Second case study: device receiving data from a GPS, doing something with this info, translating it into a semantically richer form and using it to get, e.g. weather data from a web service.

System structured around an event message bus. Poke an event in, you expect to get an event out: lots of concurrency between producers and consumers.

Tested with a single process running entire message bus (different from deployed architecture); tests sent events onto message bus, the testbed captured events in a buffer and the test could make assertions based on these captured events. Web services were faked out. Again, all synchronisation was hidden behind an API of assertions with timeouts to detect test failure.

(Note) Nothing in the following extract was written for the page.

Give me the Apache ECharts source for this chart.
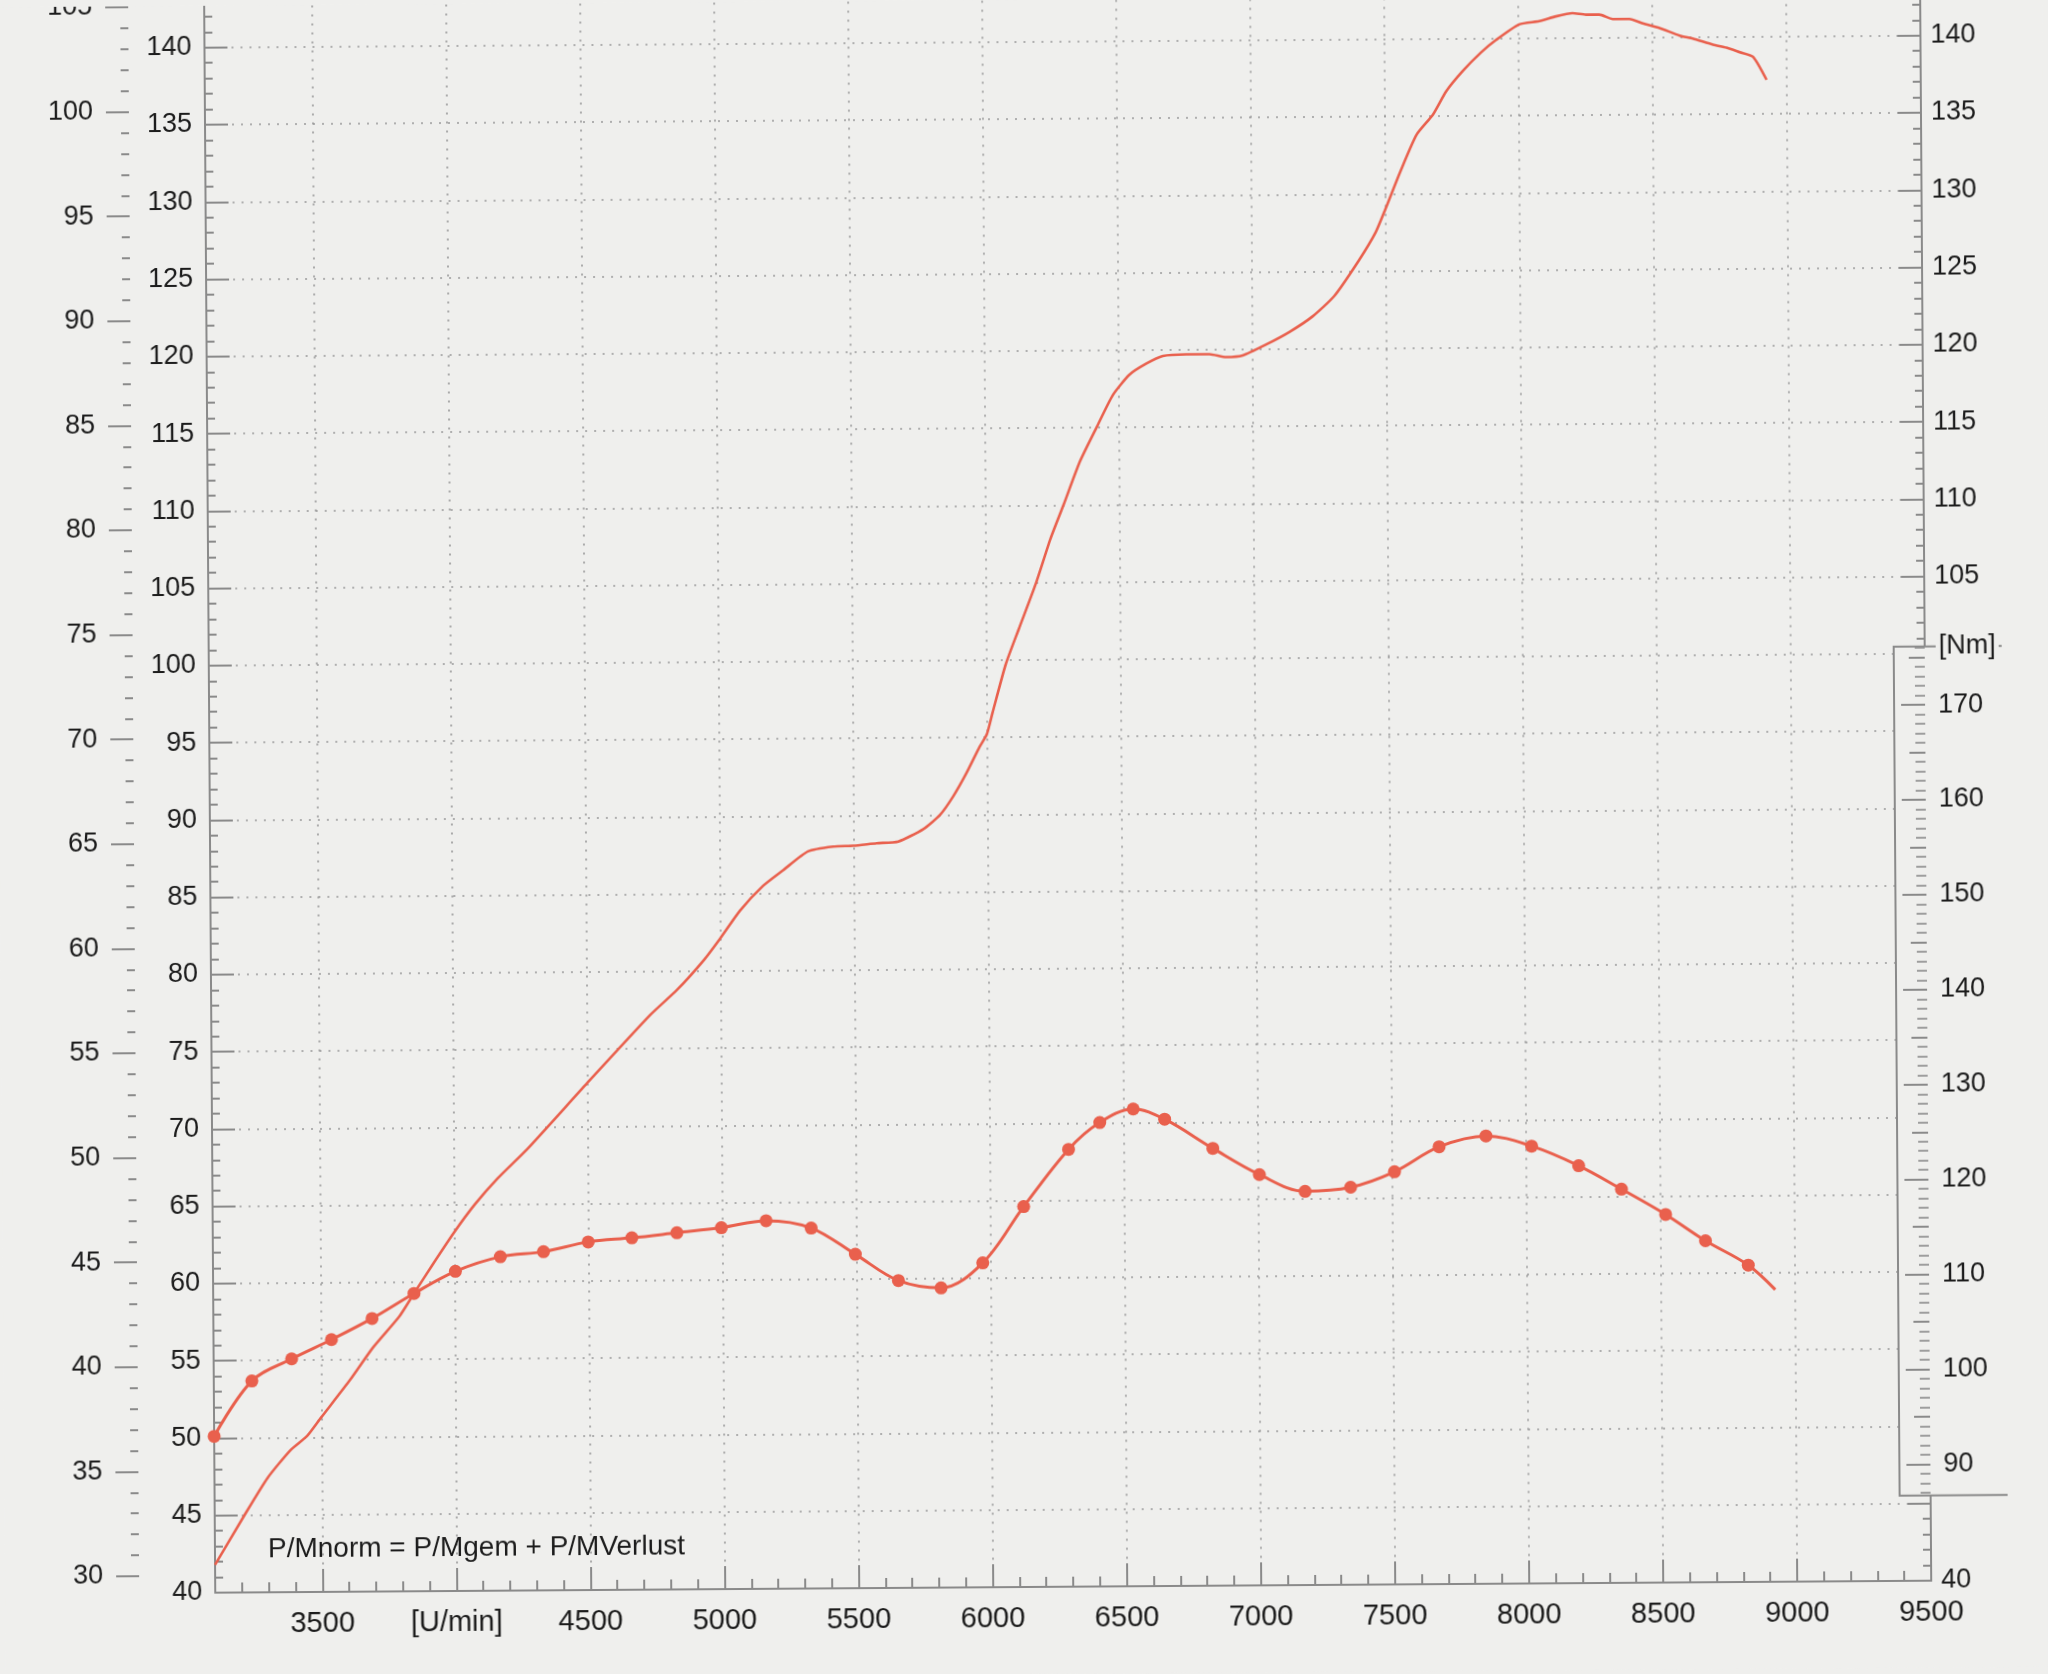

Third case study: grid computing system for a bank. Instead of probing a swing app, used WebDriver to probe a web browser running out-of-process. Probes repeat, time out, etc. Slow tests only occur when failures happen, which should be rare. Assertion-based API hides these timeouts, and stops accidental race conditions caused by data being queried whilst it's being changed.

Question: the fact that you use a DSL to hide the nasties of synchronisation doesn't help solve the symptoms in the first slide, does it?

Polling can miss updates in state changes. Event traces effectively let you log all events so you don't miss anything. Assertions need to be sure that they're testing the up-to-date state of the system. You need to check for state changes.

Question: what about tests when states don't change? Tests pass immediately.

You need to use an idiom to test that nothing happens.

It's difficult to test timer-based stuff ("do X in a second") reliably. Pull out these parts into third party services. Pulled out scheduler, tested carefully, gave it a simple API, developed a fake scheduler for tests. To test timer-based events you need to fake out the scheduler.